USC to consider sustainable packaging

Tuesday, April 7th, 2009

Styrofoam food container garbage

Shaun Ding

We try to eat food that is good for our bodies, but what about using food packaging that is good for the Earth?

The University Students’ Council is considering using more sustainable food containers in its restaurants.

USC VP-campus issues James Arthurs said a plan to use more sustainable packaging will be unveiled in January.

“The new plan is looking into sustainable operations at the Wave and the Spoke, as well as, things like reusable grocery bags.”

EnviroWestern co-ordinator Will Bortolin said these initiatives are a step in the right direction. Bortolin maintained it is important to find biodegradable alternatives to the Styrofoam containers filling campus garbage bins.

“Styrofoam is a cheap, light insulator,” he said. “It’s great for business, but it doesn’t break down ... In our minds [garbage] just disappears, but that’s not the case.”

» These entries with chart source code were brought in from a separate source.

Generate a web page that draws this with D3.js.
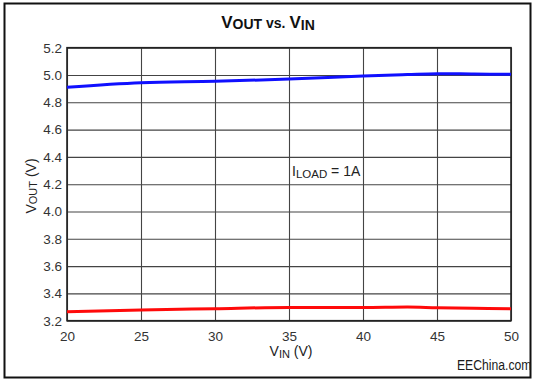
<!DOCTYPE html>
<html><head><meta charset="utf-8">
<script src="https://cdn.jsdelivr.net/npm/d3@7"></script>
<style>
html,body{margin:0;padding:0;background:#fff;}
svg{display:block;font-family:"Liberation Sans",Arial,sans-serif;}
</style></head>
<body>
<svg id="chart" width="539" height="381"></svg>
<script>
// Data
const vin = [20, 25, 30, 35, 40, 43, 45, 47.5, 50];
const vout5 = [4.910, 4.944, 4.954, 4.970, 4.992, 5.003, 5.010, 5.007, 5.005];
const vout33 = [3.266, 3.278, 3.288, 3.297, 3.296, 3.300, 3.295, 3.291, 3.288];
const xTicks = [20, 25, 30, 35, 40, 45, 50];
const yTicks = [3.2, 3.4, 3.6, 3.8, 4.0, 4.2, 4.4, 4.6, 4.8, 5.0, 5.2];

const svg = d3.select("#chart");
const W = 539, H = 381;
const L = 67, R = 511, T = 47.7, B = 320.7;

svg.append("rect").attr("x", 0).attr("y", 0).attr("width", W).attr("height", H).attr("fill", "#fff");
svg.append("rect").attr("x", 4.5).attr("y", 3.5).attr("width", 526).attr("height", 374)
  .attr("fill", "none").attr("stroke", "#111").attr("stroke-width", 2);

const x = d3.scaleLinear().domain([20, 50]).range([L, R]);
const y = d3.scaleLinear().domain([3.2, 5.2]).range([B, T]);

// grid
const gx = svg.append("g").attr("transform", `translate(0,${B})`)
  .call(d3.axisBottom(x).tickValues(xTicks).tickSize(-(B - T)).tickFormat(""));
gx.select(".domain").remove();
gx.selectAll("line").attr("stroke", "#444").attr("stroke-width", 1.1);

const gy = svg.append("g").attr("transform", `translate(${L},0)`)
  .call(d3.axisLeft(y).tickValues(yTicks).tickSize(-(R - L)).tickFormat(""));
gy.select(".domain").remove();
gy.selectAll("line").attr("stroke", "#444").attr("stroke-width", 1.1);

// tick labels via axes
const ax = svg.append("g").attr("transform", `translate(0,${B})`)
  .call(d3.axisBottom(x).tickValues(xTicks).tickSize(0).tickPadding(11).tickFormat(d3.format("d")));
ax.select(".domain").remove();
ax.selectAll("text").attr("font-size", 13.5).attr("fill", "#333")
  .attr("font-family", "'Liberation Sans',Arial,sans-serif");

const ay = svg.append("g").attr("transform", `translate(${L},0)`)
  .call(d3.axisLeft(y).tickValues(yTicks).tickSize(0).tickPadding(5).tickFormat(d3.format(".1f")));
ay.select(".domain").remove();
ay.selectAll("text").attr("font-size", 13.5).attr("fill", "#333")
  .attr("font-family", "'Liberation Sans',Arial,sans-serif");

// plot frame
svg.append("rect").attr("x", L).attr("y", T).attr("width", R - L).attr("height", B - T)
  .attr("fill", "none").attr("stroke", "#222").attr("stroke-width", 1.6);

// lines
const line = d3.line().x((d, i) => x(vin[i])).y(d => y(d)).curve(d3.curveMonotoneX);
svg.append("path").datum(vout5).attr("d", line).attr("fill", "none")
  .attr("stroke", "#1010ff").attr("stroke-width", 3);
svg.append("path").datum(vout33).attr("d", line).attr("fill", "none")
  .attr("stroke", "#ff0a0a").attr("stroke-width", 3);

// title
const title = svg.append("text").attr("x", 268).attr("y", 27.7).attr("text-anchor", "middle")
  .attr("font-weight", "bold").attr("fill", "#111");
title.append("tspan").attr("font-size", 17).text("V");
title.append("tspan").attr("font-size", 14).attr("dy", 1.3).text("OUT");
title.append("tspan").attr("font-size", 14).attr("dy", -1.3).text(" vs. ");
title.append("tspan").attr("font-size", 17).text("V");
title.append("tspan").attr("font-size", 14).attr("dy", 2).text("IN");

// y label
const yl = svg.append("text").attr("transform", "translate(35.7,186) rotate(-90)")
  .attr("text-anchor", "middle").attr("fill", "#222").attr("font-size", 14);
yl.append("tspan").text("V");
yl.append("tspan").attr("font-size", 11).attr("dy", 1.5).text("OUT");
yl.append("tspan").attr("dy", -1.5).text(" (V)");

// x label
const xl = svg.append("text").attr("x", 291).attr("y", 355.5)
  .attr("text-anchor", "middle").attr("fill", "#222").attr("font-size", 14);
xl.append("tspan").text("V");
xl.append("tspan").attr("font-size", 11).attr("dy", 2).text("IN");
xl.append("tspan").attr("dy", -2).text(" (V)");

// annotation
const an = svg.append("text").attr("x", 292).attr("y", 175.5).attr("fill", "#222").attr("font-size", 14);
an.append("tspan").text("I");
an.append("tspan").attr("font-size", 11.5).attr("dy", 2).text("LOAD");
an.append("tspan").attr("dy", -2).text(" = 1A");

// watermark
svg.append("text").attr("transform", "translate(457,370) scale(0.87,1)")
  .attr("font-size", 14).attr("fill", "#1a1a1a").text("EEChina.com");
</script>
</body></html>
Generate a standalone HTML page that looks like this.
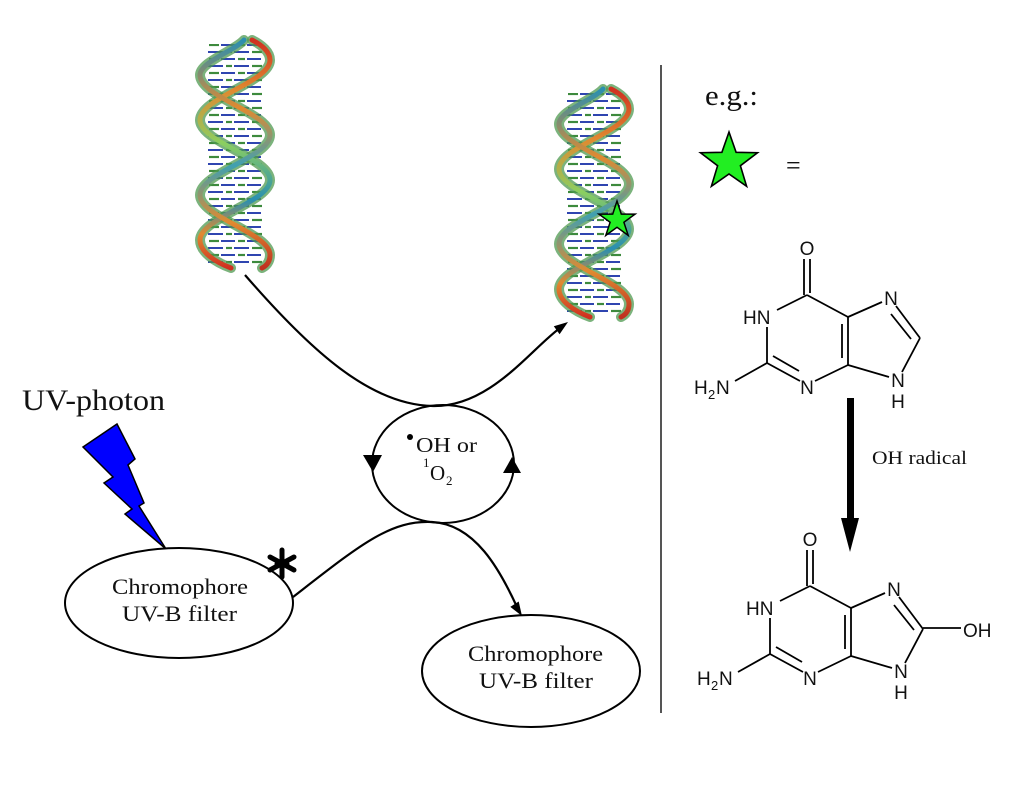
<!DOCTYPE html>
<html>
<head>
<meta charset="utf-8">
<style>
  html, body { margin: 0; padding: 0; background: #fff; }
  body { width: 1024px; height: 811px; overflow: hidden; }
  svg { display: block; }
  .serif { font-family: "Liberation Serif", "Times New Roman", serif; fill: #111; }
  .sans { font-family: "Liberation Sans", Arial, sans-serif; fill: #111; }
</style>
</head>
<body>
<svg width="1024" height="811" viewBox="0 0 1024 811" xmlns="http://www.w3.org/2000/svg">
  <defs>
    <linearGradient id="s1" x1="0" y1="0" x2="0" y2="1">
      <stop offset="0" stop-color="#d03020"/>
      <stop offset="0.22" stop-color="#e08a30"/>
      <stop offset="0.45" stop-color="#8ccf60"/>
      <stop offset="0.7" stop-color="#2a8fb0"/>
      <stop offset="0.85" stop-color="#e08a30"/>
      <stop offset="1" stop-color="#d03020"/>
    </linearGradient>
    <linearGradient id="s2" x1="0" y1="0" x2="0" y2="1">
      <stop offset="0" stop-color="#2a8fb0"/>
      <stop offset="0.3" stop-color="#e08a30"/>
      <stop offset="0.55" stop-color="#40a0b0"/>
      <stop offset="0.8" stop-color="#e08a30"/>
      <stop offset="1" stop-color="#c03020"/>
    </linearGradient>
    <pattern id="rungs" x="205" y="0" width="60" height="14" patternUnits="userSpaceOnUse">
      <line x1="4" y1="3" x2="14" y2="3" stroke="#3d8a3d" stroke-width="2.2"/>
      <line x1="16" y1="3" x2="30" y2="3" stroke="#2f45b0" stroke-width="2"/>
      <line x1="33" y1="3" x2="40" y2="3" stroke="#3d8a3d" stroke-width="2.2"/>
      <line x1="42" y1="3" x2="56" y2="3" stroke="#2f45b0" stroke-width="2"/>
      <line x1="3" y1="10" x2="18" y2="10" stroke="#2f45b0" stroke-width="2"/>
      <line x1="21" y1="10" x2="27" y2="10" stroke="#3d8a3d" stroke-width="2.2"/>
      <line x1="29" y1="10" x2="44" y2="10" stroke="#2f45b0" stroke-width="2"/>
      <line x1="47" y1="10" x2="57" y2="10" stroke="#3d8a3d" stroke-width="2.2"/>
    </pattern>
    <g id="dna">
      <rect x="205" y="44" width="60" height="222" fill="url(#rungs)"/>
      <g fill="none" stroke-linecap="round">
        <path d="M252,40 C262,45 270,52 270,60 C270,82 200,98 200,120 C200,142 270,158 270,180 C270,202 200,218 200,240 C200,252 215,262 231,268" stroke="#4f9a50" stroke-width="10" opacity="0.75"/>
        <path d="M244,40 C236,50 200,62 200,75 C200,97 270,113 270,135 C270,157 200,173 200,195 C200,217 270,233 270,255 C270,262 266,266 262,268" stroke="#4f9a50" stroke-width="10" opacity="0.75"/>
        <path d="M252,40 C262,45 270,52 270,60 C270,82 200,98 200,120 C200,142 270,158 270,180 C270,202 200,218 200,240 C200,252 215,262 231,268" stroke="url(#s1)" stroke-width="5"/>
        <path d="M244,40 C236,50 200,62 200,75 C200,97 270,113 270,135 C270,157 200,173 200,195 C200,217 270,233 270,255 C270,262 266,266 262,268" stroke="url(#s2)" stroke-width="5"/>
      </g>
    </g>
  </defs>

  <!-- DNA helices -->
  <use href="#dna"/>
  <use href="#dna" transform="translate(359,49)"/>

  <!-- star on DNA -->
  <polygon points="617,201 621.3,214.1 635.1,214.1 623.9,222.3 628.2,235.4 617,227.3 605.8,235.4 610.1,222.3 598.9,214.1 612.7,214.1" fill="#22ee22" stroke="#000" stroke-width="1.5" stroke-linejoin="miter"/>

  <!-- divider -->
  <line x1="661" y1="65" x2="661" y2="713" stroke="#555" stroke-width="2"/>

  <!-- top connector -->
  <path d="M245,275 C310,350 370,405 433,406 C490,407 530,350 560,328" fill="none" stroke="#000" stroke-width="2.2"/>
  <polygon points="568,322 559.6,334.3 553.8,326.2" fill="#000"/>

  <!-- circle -->
  <ellipse cx="443" cy="464" rx="71" ry="59" fill="none" stroke="#000" stroke-width="2"/>
  <polygon points="363,455 382,455 373,472" fill="#000"/>
  <polygon points="503,473 521,473 512,457" fill="#000"/>
  <circle cx="410" cy="437" r="3" fill="#000"/>
  <text class="serif" x="416" y="452" font-size="21" textLength="61" lengthAdjust="spacingAndGlyphs">OH or</text>
  <text class="serif" x="423" y="467" font-size="13">1</text>
  <text class="serif" x="430" y="480" font-size="21">O</text>
  <text class="serif" x="446" y="485" font-size="13">2</text>

  <!-- bottom connector -->
  <path d="M293,597 C360,545 390,520 432,522 C475,524 500,570 517,607" fill="none" stroke="#000" stroke-width="2.2"/>
  <polygon points="522,616 518.7,601.5 510.3,606.9" fill="#000"/>

  <!-- UV photon -->
  <text class="serif" x="22" y="410" font-size="30" textLength="143" lengthAdjust="spacingAndGlyphs">UV-photon</text>
  <polygon points="83,447 117,424 135,459 128,465 144,503 139,506 166,549 125,514 132,509 104,483 113,477" fill="#0000ff" stroke="#000" stroke-width="1.5" stroke-linejoin="miter"/>

  <!-- left ellipse -->
  <ellipse cx="179" cy="603" rx="114" ry="55" fill="#fff" stroke="#000" stroke-width="2"/>
  <text class="serif" x="112" y="594" font-size="22" textLength="136" lengthAdjust="spacingAndGlyphs">Chromophore</text>
  <text class="serif" x="122" y="621" font-size="22" textLength="115" lengthAdjust="spacingAndGlyphs">UV-B filter</text>

  <!-- asterisk -->
  <g stroke="#000" stroke-width="5" stroke-linecap="round">
    <line x1="282" y1="550" x2="282" y2="577"/>
    <line x1="270" y1="557" x2="294" y2="570"/>
    <line x1="270" y1="570" x2="294" y2="557"/>
    <line x1="277" y1="564" x2="287" y2="564"/>
  </g>

  <!-- right ellipse -->
  <ellipse cx="531" cy="671" rx="109" ry="56" fill="#fff" stroke="#000" stroke-width="2"/>
  <text class="serif" x="468" y="661" font-size="22" textLength="135" lengthAdjust="spacingAndGlyphs">Chromophore</text>
  <text class="serif" x="479" y="688" font-size="22" textLength="114" lengthAdjust="spacingAndGlyphs">UV-B filter</text>

  <!-- legend -->
  <text class="serif" x="705" y="105" font-size="28" textLength="53" lengthAdjust="spacingAndGlyphs">e.g.:</text>
  <polygon points="729,132 736.1,152.3 757.5,152.7 740.4,165.7 746.6,186.3 729,174 711.4,186.3 717.6,165.7 700.5,152.7 721.9,152.3" fill="#22ee22" stroke="#000" stroke-width="1.6"/>
  <text class="serif" x="786" y="174" font-size="26">=</text>

  <!-- guanine (top) -->
  <g>
    <g stroke="#000" stroke-width="1.8" fill="none">
      <line x1="804" y1="259" x2="804" y2="295"/>
      <line x1="810" y1="259" x2="810" y2="293"/>
      <line x1="807" y1="295" x2="777" y2="310"/>
      <line x1="767" y1="327" x2="767" y2="363"/>
      <line x1="767" y1="363" x2="800" y2="381"/>
      <line x1="773" y1="356" x2="799" y2="371"/>
      <line x1="815" y1="381" x2="848" y2="365"/>
      <line x1="848" y1="365" x2="848" y2="317"/>
      <line x1="842" y1="358" x2="842" y2="324"/>
      <line x1="848" y1="317" x2="807" y2="295"/>
      <line x1="848" y1="317" x2="882" y2="302"/>
      <line x1="896" y1="306" x2="920" y2="338"/>
      <line x1="891" y1="314" x2="911" y2="339"/>
      <line x1="920" y1="338" x2="902" y2="372"/>
      <line x1="889" y1="377" x2="848" y2="365"/>
      <line x1="767" y1="363" x2="735" y2="381"/>
    </g>
    <g class="sans" font-size="19">
      <text x="807" y="255" text-anchor="middle">O</text>
      <text x="743" y="324">HN</text>
      <text x="807" y="394" text-anchor="middle">N</text>
      <text x="891" y="305" text-anchor="middle">N</text>
      <text x="898" y="387" text-anchor="middle">N</text>
      <text x="898" y="408" text-anchor="middle">H</text>
      <text x="694" y="394">H</text>
      <text x="708" y="399" font-size="13">2</text>
      <text x="716" y="394">N</text>
    </g>
  </g>

  <!-- reaction arrow -->
  <rect x="847" y="398" width="7" height="122" fill="#000"/>
  <polygon points="841,518 859,518 850,552" fill="#000"/>
  <text class="serif" x="872" y="464" font-size="19" textLength="95" lengthAdjust="spacingAndGlyphs">OH radical</text>

  <!-- 8-oxoguanine (bottom) -->
  <g transform="translate(3,291)">
    <g stroke="#000" stroke-width="1.8" fill="none">
      <line x1="804" y1="259" x2="804" y2="295"/>
      <line x1="810" y1="259" x2="810" y2="293"/>
      <line x1="807" y1="295" x2="777" y2="310"/>
      <line x1="767" y1="327" x2="767" y2="363"/>
      <line x1="767" y1="363" x2="800" y2="381"/>
      <line x1="773" y1="356" x2="799" y2="371"/>
      <line x1="815" y1="381" x2="848" y2="365"/>
      <line x1="848" y1="365" x2="848" y2="317"/>
      <line x1="842" y1="358" x2="842" y2="324"/>
      <line x1="848" y1="317" x2="807" y2="295"/>
      <line x1="848" y1="317" x2="882" y2="302"/>
      <line x1="896" y1="306" x2="920" y2="338"/>
      <line x1="891" y1="314" x2="911" y2="339"/>
      <line x1="920" y1="338" x2="902" y2="372"/>
      <line x1="889" y1="377" x2="848" y2="365"/>
      <line x1="767" y1="363" x2="735" y2="381"/>
      <line x1="920" y1="337" x2="958" y2="337"/>
    </g>
    <g class="sans" font-size="19">
      <text x="807" y="255" text-anchor="middle">O</text>
      <text x="743" y="324">HN</text>
      <text x="807" y="394" text-anchor="middle">N</text>
      <text x="891" y="305" text-anchor="middle">N</text>
      <text x="898" y="387" text-anchor="middle">N</text>
      <text x="898" y="408" text-anchor="middle">H</text>
      <text x="694" y="394">H</text>
      <text x="708" y="399" font-size="13">2</text>
      <text x="716" y="394">N</text>
      <text x="960" y="346">OH</text>
    </g>
  </g>
</svg>
</body>
</html>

Bortolin explained there are different levels of biodegradability. “Styrofoam is almost completely non-biodegradable, but paper products used at the Spoke do eventually break down.”

The most sustainable products are potato-starch based, and can biodegrade within six to 12 months, Bortolin said.

He pointed out the Grad Club has already switched to biodegradable take-out containers.

The Grad Club’s general manager Marc Lalonde said, up until Sept. 20 of this year, the Grad Club used Styrofoam products, much like other campus restaurants. In response to requests from graduate students, the Grad Club changed its policy.

“We are trying to be more environmentally friendly,” Lalonde said. “All of us have to do our share.”

But replacing Styrofoam packaging comes at a cost. “These cost about a nickel more per container,” Lalonde said. “But in the long run, it’s better for the business if we show that we care about the environment.”

The new take-out boxes biodegrade in 90 days if composted, Lalonde added.

Arthurs said Western has a responsibility to find more sustainable solutions. “The Spoke and Wave are high-traffic areas [that] contribute to high-waste on campus.

“We’re trying to reduce the amount of waste we produce,” he said.

Fourth-year political science and biology student Steven Buchalter said sustainable alternatives are currently few and far between on campus. “When I’m here I try to go somewhere with an actual plate so I’m not creating waste.

“I think offering recyclable or biodegradable packaging is a great way to encourage students to conserve,” he said.

Arthurs assured the USC would take action as soon as possible. “The reason we can’t just snap our fingers is there are many costs and lengthy processes involved.”

The USC must work with its food distributing company, SYSCO, to meet sustainable goals.

When asked if the USC is doing a good job of providing sustainable services, Bortolin was hesitant, but positive.

“I don’t think they’re sitting on their hands.”

“It’s evident that environmental sustainability is a pertinent issue to students,” Arthurs said. “It’s not just a fad.”